GOAL →
Among the entries that follow, the required portion opens with the line containing "What matplotlib code" and closes with the line containing "from matplotlib.ticker import MultipleLocator". Give that portion again exactly, and nothing else.

STORED DATA →
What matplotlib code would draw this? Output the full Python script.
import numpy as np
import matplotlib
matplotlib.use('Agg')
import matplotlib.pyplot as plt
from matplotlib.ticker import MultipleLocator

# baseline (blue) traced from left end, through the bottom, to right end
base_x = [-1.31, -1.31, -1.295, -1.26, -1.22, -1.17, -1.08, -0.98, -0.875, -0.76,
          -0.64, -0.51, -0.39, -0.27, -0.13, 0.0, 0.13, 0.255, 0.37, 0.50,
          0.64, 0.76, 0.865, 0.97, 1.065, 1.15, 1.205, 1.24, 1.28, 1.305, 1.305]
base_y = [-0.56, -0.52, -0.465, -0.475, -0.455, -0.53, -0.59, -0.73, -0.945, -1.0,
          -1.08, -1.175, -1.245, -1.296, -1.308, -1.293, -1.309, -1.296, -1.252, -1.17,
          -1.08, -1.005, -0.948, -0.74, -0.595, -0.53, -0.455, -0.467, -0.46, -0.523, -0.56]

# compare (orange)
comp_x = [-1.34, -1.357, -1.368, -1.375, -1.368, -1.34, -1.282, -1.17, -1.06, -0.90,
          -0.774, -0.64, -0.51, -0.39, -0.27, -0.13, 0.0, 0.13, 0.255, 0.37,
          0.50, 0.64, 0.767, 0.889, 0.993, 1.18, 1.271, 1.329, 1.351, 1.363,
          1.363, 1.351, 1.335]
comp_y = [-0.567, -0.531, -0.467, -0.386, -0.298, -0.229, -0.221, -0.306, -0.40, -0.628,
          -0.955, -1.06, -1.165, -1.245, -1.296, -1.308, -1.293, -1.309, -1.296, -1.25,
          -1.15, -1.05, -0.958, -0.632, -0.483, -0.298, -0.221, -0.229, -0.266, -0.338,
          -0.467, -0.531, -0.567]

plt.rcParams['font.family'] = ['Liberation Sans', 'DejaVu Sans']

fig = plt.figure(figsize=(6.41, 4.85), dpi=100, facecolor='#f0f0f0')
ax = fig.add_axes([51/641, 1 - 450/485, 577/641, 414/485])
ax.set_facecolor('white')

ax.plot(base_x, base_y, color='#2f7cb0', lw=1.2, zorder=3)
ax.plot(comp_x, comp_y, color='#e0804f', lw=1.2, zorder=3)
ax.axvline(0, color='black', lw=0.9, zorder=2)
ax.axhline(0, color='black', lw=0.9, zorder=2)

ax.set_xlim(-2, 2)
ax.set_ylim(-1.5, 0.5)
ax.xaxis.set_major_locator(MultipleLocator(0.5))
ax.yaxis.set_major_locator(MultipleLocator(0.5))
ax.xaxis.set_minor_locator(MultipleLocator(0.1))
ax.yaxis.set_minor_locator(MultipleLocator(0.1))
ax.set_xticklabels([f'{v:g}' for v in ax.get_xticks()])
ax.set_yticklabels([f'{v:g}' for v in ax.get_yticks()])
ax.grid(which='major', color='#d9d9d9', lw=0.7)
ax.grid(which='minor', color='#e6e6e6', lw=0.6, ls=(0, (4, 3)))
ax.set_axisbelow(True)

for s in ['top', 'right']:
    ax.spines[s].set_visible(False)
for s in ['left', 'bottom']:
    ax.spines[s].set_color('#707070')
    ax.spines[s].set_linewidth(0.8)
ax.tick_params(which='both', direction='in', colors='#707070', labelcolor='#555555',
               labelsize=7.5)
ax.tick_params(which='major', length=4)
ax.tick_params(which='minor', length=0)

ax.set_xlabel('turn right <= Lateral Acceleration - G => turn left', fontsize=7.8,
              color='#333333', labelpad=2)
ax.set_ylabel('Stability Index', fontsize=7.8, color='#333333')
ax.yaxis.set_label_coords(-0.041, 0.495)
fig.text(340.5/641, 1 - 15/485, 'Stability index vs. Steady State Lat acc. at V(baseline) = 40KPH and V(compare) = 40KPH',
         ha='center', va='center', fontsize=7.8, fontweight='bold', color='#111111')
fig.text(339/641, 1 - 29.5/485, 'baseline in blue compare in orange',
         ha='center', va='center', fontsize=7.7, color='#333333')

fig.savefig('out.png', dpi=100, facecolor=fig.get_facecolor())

* * *

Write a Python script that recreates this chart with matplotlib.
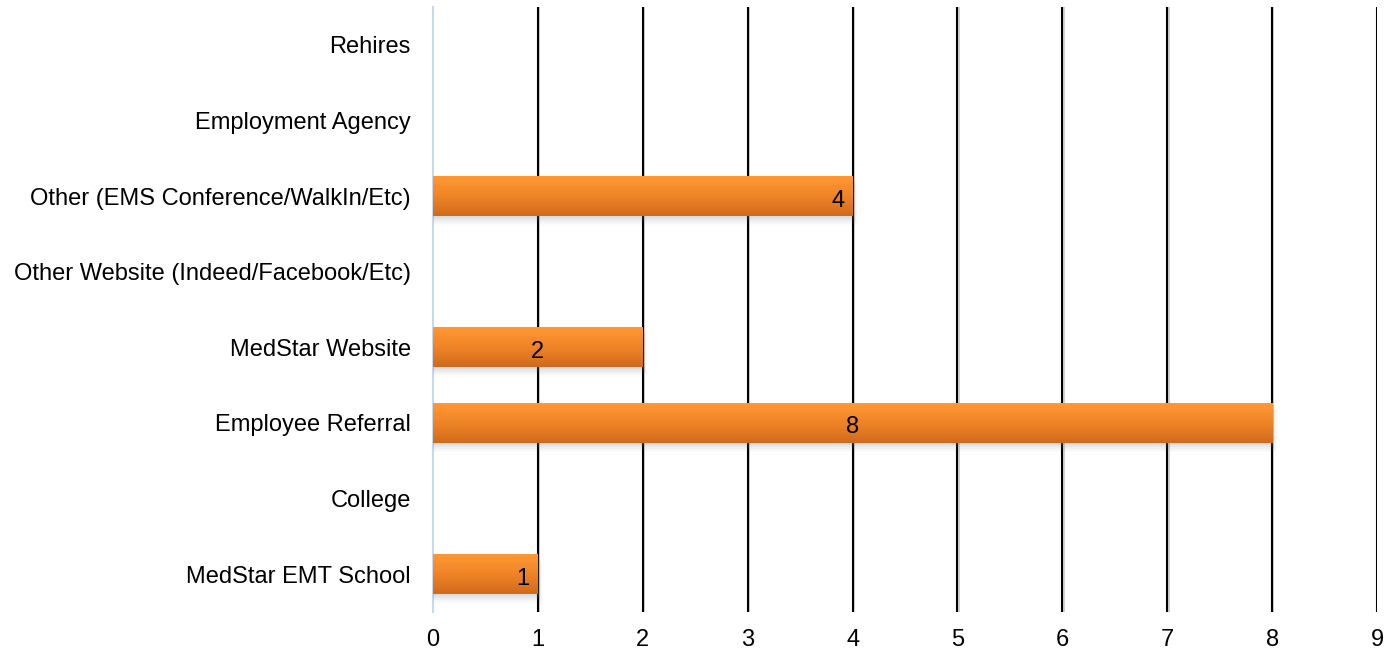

FINISHED TASK →
What matplotlib code would draw this? Output the full Python script.
import numpy as np
import matplotlib
matplotlib.use('Agg')
import matplotlib.pyplot as plt
from matplotlib.ticker import MultipleLocator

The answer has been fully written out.